The benefits of a treemap include an easy way to spot patterns, similarities, and anomalies, and a structured method of showing pieces of a whole. The compactness of a treemap also makes it an unobtrusive visual in your spreadsheet.
How to Create a Treemap in Excel
The best way to organize the data for your treemap is to start with the main category or parent in the first column. Then, add the subcategories, subsequent items, and number data in the columns to the right.
As an example, we’ll use a simple three-column dataset. We have our best-selling products which are categorized by type in the first column. The products within each category are in the second column. And finally, our units sold are in the third column.
Select the data for the chart and head to the Insert tab. Click the “Hierarchy” drop-down arrow and select “Treemap.”
The chart will immediately display in your spreadsheet.
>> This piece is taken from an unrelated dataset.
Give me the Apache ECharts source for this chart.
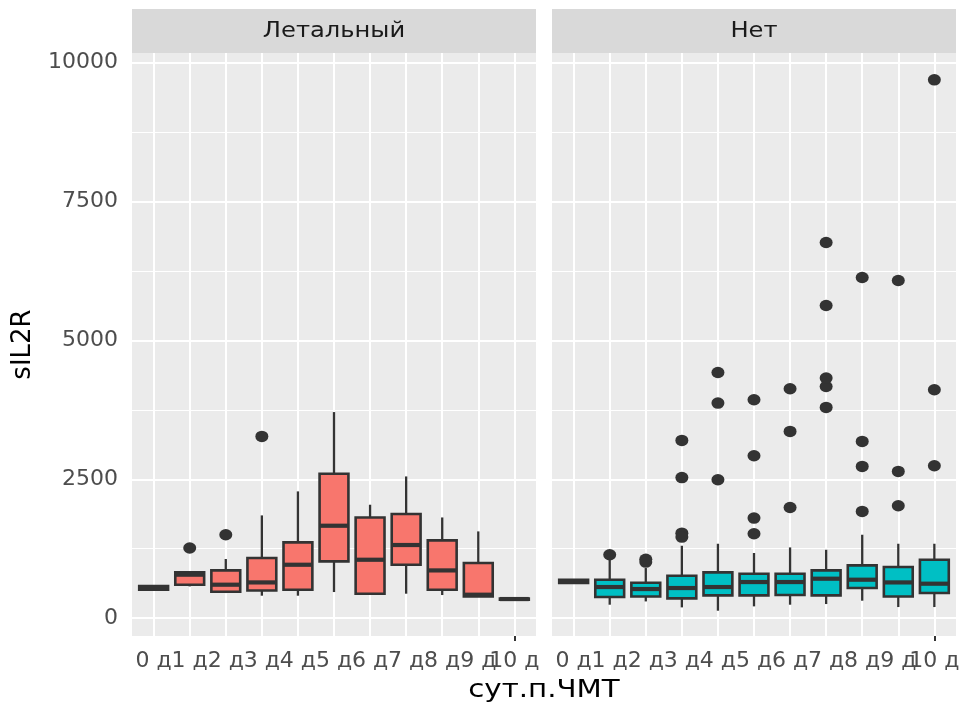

And you can see how the rectangles are grouped within their categories along with how the sizes are determined.
In the screenshot below, you can see the largest product sold, Accessories > Cap, and the smallest, Shoes > Sandals.
Next, you can make some changes to the appearance, move or resize the chart, and give it a title.
How to Customize a Treemap in Excel
The best place to start customizing your treemap is by giving it a title. By default, the name is Chart Title. Simply click that text box and enter a new name.
Next, you can select a style, color scheme, or different layout for the treemap. Select the chart and go to the Chart Design tab that displays. Use the variety of tools in the ribbon to customize your treemap.
For fill and line styles and colors, effects like shadow and 3-D, or exact size and proportions, you can use the Format Chart Area sidebar. Either right-click the chart and pick “Format Chart Area” or double-click the chart to open the sidebar.
On Windows, you’ll see two handy buttons on the right of your chart when you select it. With these, you can add, remove, and reposition Chart Elements. And you can pick a style or color scheme with the Chart Styles button.
To move your chart to a new spot on your sheet, simply select it, then drag and drop it where you want it. To resize the chart, you can drag inward or outward from a corner or edge.
Charts are super visuals that can help display your data in easy-to-read ways for your audience. So, you might also consider creating a waterfall chart or a Pareto chart in Microsoft Excel.